I’d have been more angry if I was driving a newer car and had to report the damage to my insurance company. It was a lesson learned the hard way.
As this column was being penned, Perry County’s 4-H fair was in full swing. It wrapped up Saturday night with a demolition derby.
As a creature of habits, I love covering the fair and 4-H’ers. Taking photos isn’t hard work and I find watching people enjoyable.
Speaking of the demolition derby, watch for an upcoming feature on some of the local drivers who climb behind the wheel and beat and bang against each other at the fair and other local derbies.
I had the privilege of helping judge this year’s 4-H photography contest. There were a lot of great color and black-and-white photos and it was fun chatting with 4-H’ers about how they captured images of people, animals, sunsets and flowers, just to name a few of the subjects.

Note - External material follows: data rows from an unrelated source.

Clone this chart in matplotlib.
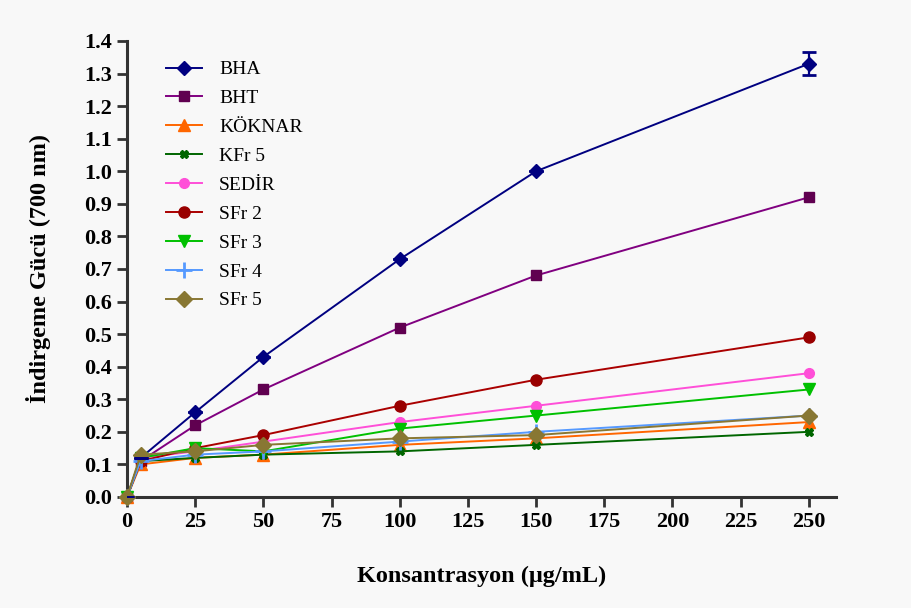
import numpy as np
import matplotlib.pyplot as plt

conc = [0, 5, 25, 50, 100, 150, 250]

bha = [0.0, 0.12, 0.26, 0.43, 0.73, 1.00, 1.33]
bht = [0.0, 0.11, 0.22, 0.33, 0.52, 0.68, 0.92]
koknar = [0.0, 0.10, 0.12, 0.13, 0.16, 0.18, 0.23]
kfr5 = [0.0, 0.11, 0.12, 0.13, 0.14, 0.16, 0.20]
sedir = [0.0, 0.12, 0.14, 0.17, 0.23, 0.28, 0.38]
sfr2 = [0.0, 0.11, 0.15, 0.19, 0.28, 0.36, 0.49]
sfr3 = [0.0, 0.12, 0.15, 0.14, 0.21, 0.25, 0.33]
sfr4 = [0.0, 0.11, 0.13, 0.14, 0.17, 0.20, 0.25]
sfr5 = [0.0, 0.13, 0.14, 0.16, 0.18, 0.19, 0.25]
bha_err = [0, 0, 0, 0, 0, 0, 0.035]

bg = "#f8f8f8"
fig = plt.figure(figsize=(9.11, 6.08), dpi=100, facecolor=bg)
ax = fig.add_axes([0.1394, 0.1826, 0.7783, 0.75])
ax.set_facecolor(bg)

series = [
    ("BHA", bha, "#000080", "#000080", "D", 7),
    ("BHT", bht, "#800080", "#600050", "s", 7),
    ("KÖKNAR", koknar, "#ff6600", "#ff6600", "^", 8),
    ("KFr 5", kfr5, "#006600", "#006600", "X", 6),
    ("SEDİR", sedir, "#ff4fd8", "#ff4fd8", "o", 7),
    ("SFr 2", sfr2, "#aa0000", "#990000", "o", 8),
    ("SFr 3", sfr3, "#00c000", "#00c000", "v", 8),
    ("SFr 4", sfr4, "#5599ff", "#5599ff", "+", 11),
    ("SFr 5", sfr5, "#887733", "#887733", "D", 8),
]

for name, vals, lc, mc, mk, ms in series:
    ax.plot(conc, vals, color=lc, marker=mk, markersize=ms, markerfacecolor=mc,
            markeredgecolor=mc, markeredgewidth=2 if mk == "+" else 1,
            lw=1.4, label=name, clip_on=False, zorder=3)

# error bar on BHA
ax.errorbar(conc, bha, yerr=bha_err, fmt="none", ecolor="#000080", capsize=5,
            capthick=2, elinewidth=1.6, zorder=3)

ax.set_xlim(0, 260)
ax.set_ylim(0, 1.4)
ax.set_xticks([0, 25, 50, 75, 100, 125, 150, 175, 200, 225, 250])
ax.set_yticks(np.arange(0, 1.41, 0.1))
ax.set_yticklabels([f"{v:.1f}" for v in np.arange(0, 1.41, 0.1)])

for s in ["top", "right"]:
    ax.spines[s].set_visible(False)
for s in ["left", "bottom"]:
    ax.spines[s].set_linewidth(2.2)
    ax.spines[s].set_color("#333333")
ax.tick_params(width=2, length=7, color="#333333", pad=4)
for lab in ax.get_xticklabels() + ax.get_yticklabels():
    lab.set_family("Liberation Serif")
    lab.set_fontweight("bold")
    lab.set_fontsize(16)

ax.set_xlabel("Konsantrasyon (\u03bcg/mL)", family="Liberation Serif",
              fontweight="bold", fontsize=17.5, labelpad=24)
ax.set_ylabel("\u0130ndirgeme G\u00fcc\u00fc (700 nm)", family="Liberation Serif",
              fontweight="bold", fontsize=17.5, labelpad=24)

leg = ax.legend(loc="upper left", bbox_to_anchor=(0.03, 0.995),
                frameon=False, prop={"family": "Liberation Serif", "size": 14},
                handlelength=1.85, labelspacing=0.58, handletextpad=0.9)

fig.savefig("out.png", dpi=100, facecolor=bg)
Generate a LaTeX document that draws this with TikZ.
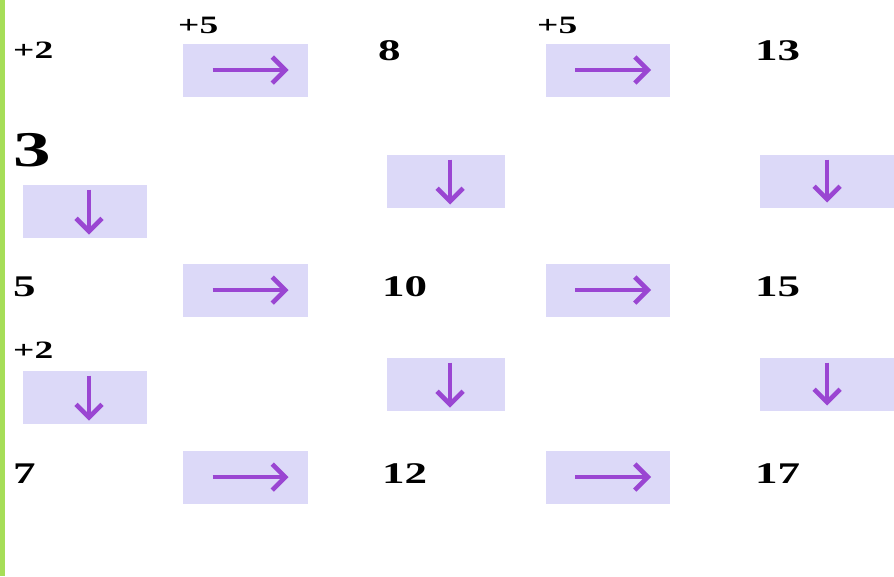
\documentclass[tikz,border=0pt]{standalone}
\usepackage{fontspec}
\setmainfont{Liberation Serif}
\usetikzlibrary{arrows.meta}
\definecolor{barGreen}{HTML}{A6DE58}
\definecolor{boxFill}{HTML}{DCD9F8}
\definecolor{arrPurple}{HTML}{9A46D2}
\tikzset{
  num/.style={anchor=west,inner sep=0pt,font=\bfseries\fontsize{30}{30}\selectfont},
  bignum/.style={anchor=west,inner sep=0pt,font=\bfseries\fontsize{50}{50}\selectfont},
  small/.style={anchor=west,inner sep=0pt,font=\bfseries\fontsize{25}{25}\selectfont},
  hbox/.style={fill=boxFill,draw=none,minimum width=125pt,minimum height=53pt,inner sep=0pt},
  parrow/.style={draw=arrPurple,line width=4.6pt,-{Straight Barb[length=13pt,width=26pt,line width=4.6pt]}}
}
\newcommand{\st}[1]{\scalebox{1.5}[1]{#1}}
\begin{document}
\begin{tikzpicture}[x=1pt,y=-1pt]
\useasboundingbox (0,0) rectangle (894,576);
\fill[white] (0,0) rectangle (894,576);
\fill[barGreen] (0,0) rectangle (5,576);
% row 1
\node[small] (p2a) at (13,50) {\st{+2}};
\node[small] (p5a) at (178,25) {\st{+5}};
\node[hbox] (r1) at (245.5,70) {};
\node[num] (n8) at (378,51) {\st{8}};
\node[small] (p5b) at (537,25) {\st{+5}};
\node[hbox,minimum width=124pt] (r2) at (608,70) {};
\node[num] (n13) at (755,51) {\st{13}};
% row 2
\node[bignum] (n3) at (13,150) {\st{3}};
\node[hbox,minimum width=124pt] (d1) at (85,211.5) {};
\node[hbox,minimum width=118pt] (d2) at (446,181.5) {};
\node[hbox,minimum width=134pt] (d3) at (827,181.5) {};
% row 3
\node[num] (n5) at (13,287) {\st{5}};
\node[hbox] (r3) at (245.5,290) {};
\node[num] (n10) at (382,287) {\st{10}};
\node[hbox,minimum width=124pt] (r4) at (608,290) {};
\node[num] (n15) at (755,287) {\st{15}};
% row 4
\node[small] (p2b) at (13,350) {\st{+2}};
\node[hbox,minimum width=124pt] (d4) at (85,397.5) {};
\node[hbox,minimum width=118pt] (d5) at (446,384.5) {};
\node[hbox,minimum width=134pt] (d6) at (827,384.5) {};
% row 5
\node[num] (n7) at (13,474) {\st{7}};
\node[hbox] (r5) at (245.5,477) {};
\node[num] (n12) at (382,474) {\st{12}};
\node[hbox,minimum width=124pt] (r6) at (608,477) {};
\node[num] (n17) at (755,474) {\st{17}};
% right arrows
\foreach \b in {r1,r2,r3,r4,r5,r6}{
  \draw[parrow] ([xshift=-33pt]\b.center) -- ([xshift=43pt]\b.center);
}
% down arrows
\foreach \b in {d1,d2,d4,d5}{
  \draw[parrow] ([xshift=4pt,yshift=22pt]\b.center) -- ([xshift=4pt,yshift=-23pt]\b.center);
}
\foreach \b in {d3,d6}{
  \draw[parrow] ([yshift=22pt]\b.center) -- ([yshift=-21pt]\b.center);
}
\end{tikzpicture}
\end{document}
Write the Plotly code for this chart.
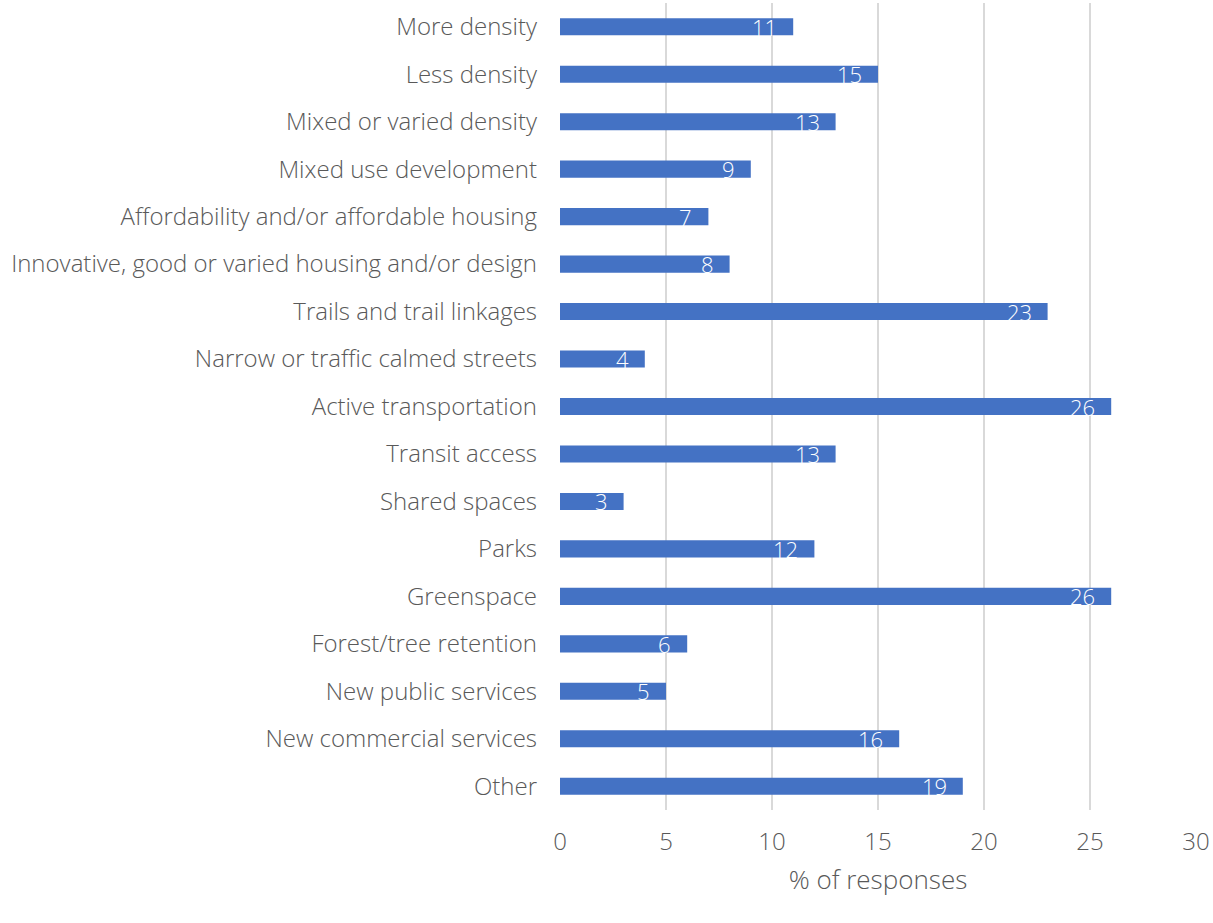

The local 4-H fair relies on volunteers from a wide range of people. Their hard work was certainly evident last week. As a 4-H’er of nine years in Spencer County, I carry fond memories of working on projects and the fair. The smiles on young people’s faces last week in the livestock show ring, horse arena and exhibit building all prove to me that hasn’t changed.
Anyone looking to volunteer a little of their time in the coming year will find Perry County’s 4-H organization a wonderful, enriching experience.